Students often complain about and share their pain with me. Universally people want to reject pain and wish it away. Every time I work with someone in pain I wish I could just take it away, and yet, over the years I've seen people be forced to rise up and work through their pain. I marvel at the courage, strength, transformation and healing that can take place due to pain. Pain often has complex origins that defy simple explanations, remedies, and its voices speak to all dimensions of your being, physical, mental, and spiritual. Pain slows you down, restricts your movement, forces you to change your routine, demands that you find different patterns to explore, compels you to focus on unexpected aspects of practice, aspects that otherwise, you wouldn't necessarily choose to go into.

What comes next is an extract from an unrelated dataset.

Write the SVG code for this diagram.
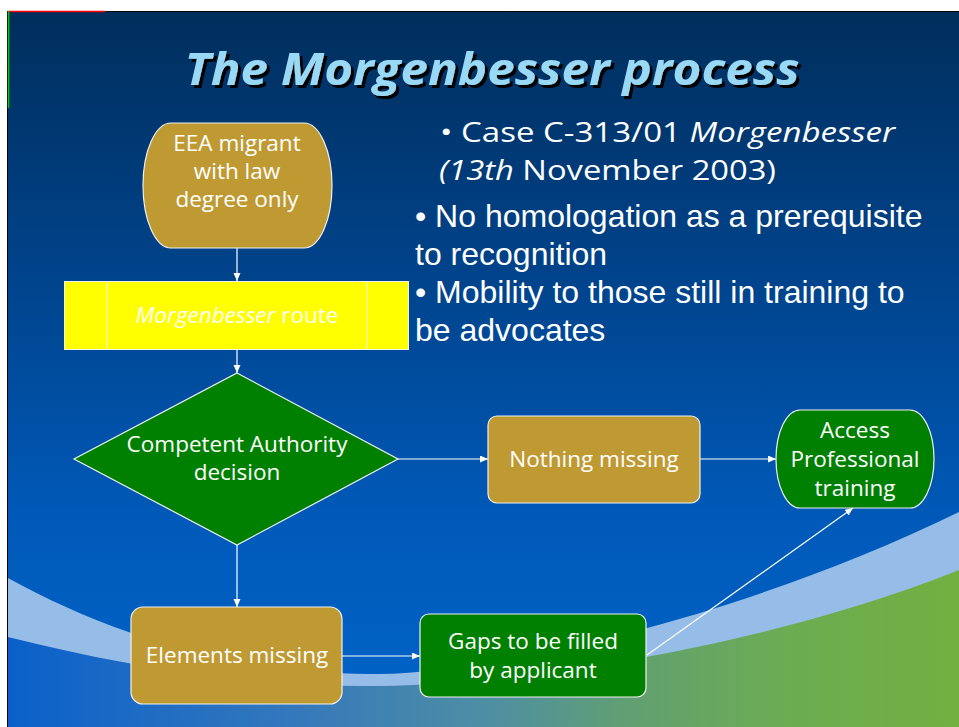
<svg xmlns="http://www.w3.org/2000/svg" width="959" height="727" viewBox="0 0 959 727">
<defs>
<linearGradient id="bg" x1="0" y1="0" x2="0" y2="1">
<stop offset="0" stop-color="#002E5C"/>
<stop offset="0.4" stop-color="#00458F"/>
<stop offset="0.72" stop-color="#005ABA"/>
<stop offset="1" stop-color="#0064C8"/>
</linearGradient>
<linearGradient id="gr" x1="8" y1="0" x2="959" y2="0" gradientUnits="userSpaceOnUse">
<stop offset="0" stop-color="#0A60CA"/>
<stop offset="0.3" stop-color="#3478BC"/>
<stop offset="0.5" stop-color="#4E8EA4"/>
<stop offset="0.66" stop-color="#62A070"/>
<stop offset="0.82" stop-color="#6CAC52"/>
<stop offset="1" stop-color="#72B040"/>
</linearGradient>
<filter id="shadow" x="-5%" y="-20%" width="110%" height="140%">
<feDropShadow dx="3" dy="3" stdDeviation="0.4" flood-color="#000000" flood-opacity="1"/>
</filter>
<marker id="ah" markerWidth="9" markerHeight="8" refX="8" refY="3.5" orient="auto" markerUnits="userSpaceOnUse">
<path d="M0,0 L8,3.5 L0,7 z" fill="#FFFFFF"/>
</marker>
</defs>
<style>
.node{stroke:#F0F0F0;stroke-width:1.2}
.gold{fill:#BF9A33}
.green{fill:#008000}
.lbl{font-family:"Comic Sans MS","Open Sans",sans-serif;font-size:22.5px;fill:#FFFFFF;text-anchor:middle}
.cm{font-family:"Comic Sans MS","Open Sans",sans-serif;font-size:28px;fill:#FFFFFF}
.ar{font-family:"Liberation Sans",Arial,sans-serif;font-size:32px;fill:#FFFFFF}
.it{font-style:italic}
.conn{stroke:#FFFFFF;stroke-width:1.2;fill:none;marker-end:url(#ah)}
</style>
<rect width="959" height="727" fill="#FFFFFF"/>
<rect x="8" y="11" width="951" height="716" fill="url(#bg)"/>
<path d="M8,578 C120,640 250,676 380,674 S760,610 959,512 L959,727 L8,727 Z" fill="#96BDE8"/>
<path d="M8,637 C120,665 250,688 380,686 S760,650 959,570 L959,727 L8,727 Z" fill="url(#gr)"/>
<line x1="7.5" y1="11" x2="7.5" y2="727" stroke="#000000" stroke-width="1"/>
<line x1="7" y1="11.5" x2="959" y2="11.5" stroke="#000000" stroke-width="1"/>
<line x1="8" y1="11.5" x2="105" y2="11.5" stroke="#FF0000" stroke-width="1.5"/>
<line x1="8.5" y1="11" x2="8.5" y2="108" stroke="#00CC00" stroke-width="1.5"/>

<g id="title">
<text x="492" y="85" text-anchor="middle" font-family="'Comic Sans MS','Open Sans',sans-serif" font-size="44" font-weight="bold" font-style="italic" fill="#99D9F5" textLength="615" lengthAdjust="spacingAndGlyphs" filter="url(#shadow)">The Morgenbesser process</text>
</g>

<g id="notes">
<text class="cm" x="440" y="142" textLength="455" lengthAdjust="spacingAndGlyphs">• Case C-313/01 <tspan class="it">Morgenbesser</tspan></text>
<text class="cm" x="439" y="180" textLength="337" lengthAdjust="spacingAndGlyphs"><tspan class="it">(13th</tspan> November 2003)</text>
<text class="ar" x="415" y="227">• No homologation as a prerequisite</text>
<text class="ar" x="415" y="265">to recognition</text>
<text class="ar" x="415" y="303">• Mobility to those still in training to</text>
<text class="ar" x="415" y="341">be advocates</text>
</g>

<g id="connectors">
<line class="conn" x1="237" y1="248" x2="237" y2="281"/>
<line class="conn" x1="237" y1="350" x2="237" y2="373"/>
<line class="conn" x1="398" y1="459" x2="488" y2="459"/>
<line class="conn" x1="700" y1="459" x2="776" y2="459"/>
<line class="conn" x1="237" y1="545" x2="237" y2="607"/>
<line class="conn" x1="342" y1="656" x2="420" y2="656"/>
<line class="conn" x1="647" y1="655" x2="853" y2="508"/>
</g>

<g id="n-eea">
<path class="node gold" d="M171,123 H304 A28,62.5 0 0 1 304,248 H171 A28,62.5 0 0 1 171,123 Z"/>
<text class="lbl" x="237" y="151">EEA migrant</text>
<text class="lbl" x="237" y="179">with law</text>
<text class="lbl" x="237" y="207">degree only</text>
</g>

<g id="n-route">
<rect x="64.5" y="281.5" width="344" height="68" fill="#FFFF00" stroke="#F0F0F0" stroke-width="1"/>
<line x1="107" y1="281.5" x2="107" y2="349.5" stroke="#F0F0F0" stroke-width="1"/>
<line x1="367" y1="281.5" x2="367" y2="349.5" stroke="#F0F0F0" stroke-width="1"/>
<text class="lbl" x="237" y="323"><tspan class="it">Morgenbesser</tspan> route</text>
</g>

<g id="n-decision">
<polygon class="node green" points="237,373 398,459 237,545 74,459"/>
<text class="lbl" x="237" y="452">Competent Authority</text>
<text class="lbl" x="237" y="480">decision</text>
</g>

<g id="n-nothing">
<rect class="node gold" x="488" y="416" width="212" height="87" rx="9"/>
<text class="lbl" x="594" y="467">Nothing missing</text>
</g>

<g id="n-access">
<path class="node green" d="M800,410 H910 A24,49 0 0 1 910,508 H800 A24,49 0 0 1 800,410 Z"/>
<text class="lbl" x="855" y="438">Access</text>
<text class="lbl" x="855" y="467">Professional</text>
<text class="lbl" x="855" y="496">training</text>
</g>

<g id="n-elements">
<rect class="node gold" x="131" y="607" width="211" height="97" rx="12"/>
<text class="lbl" x="237" y="663">Elements missing</text>
</g>

<g id="n-gaps">
<rect class="node green" x="420" y="614" width="226" height="83" rx="9"/>
<text class="lbl" x="533" y="649">Gaps to be filled</text>
<text class="lbl" x="533" y="678">by applicant</text>
</g>
</svg>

Resisting pain can frustrate you and challenge your resolve to practice and thus it is essential to see that the obstructions that appear in your path, whether physical or mental, are meant to be there for your learning and growth. Somehow you have to trust the process, let go and see the potential openings, the advantages and new directions within the hardship. This is how you find your way deeper into your practice.
For example, when you are hurting, you learn how to practice more gently, you become more humble and less ambitious and goal oriented. Pain also forces you to deal with frustration and the arrogance of thinking that your little conscious mind knows exactly how to go further along your path. Also you are inclined to be more caring, tender hearted, more open, vulnerable, and happier with less. Also, when you are a little down and slightly blue, you become more serious about important matters. You increase your ability to withdraw inwards and cultivate a mental attitude that is more empty and purposeless.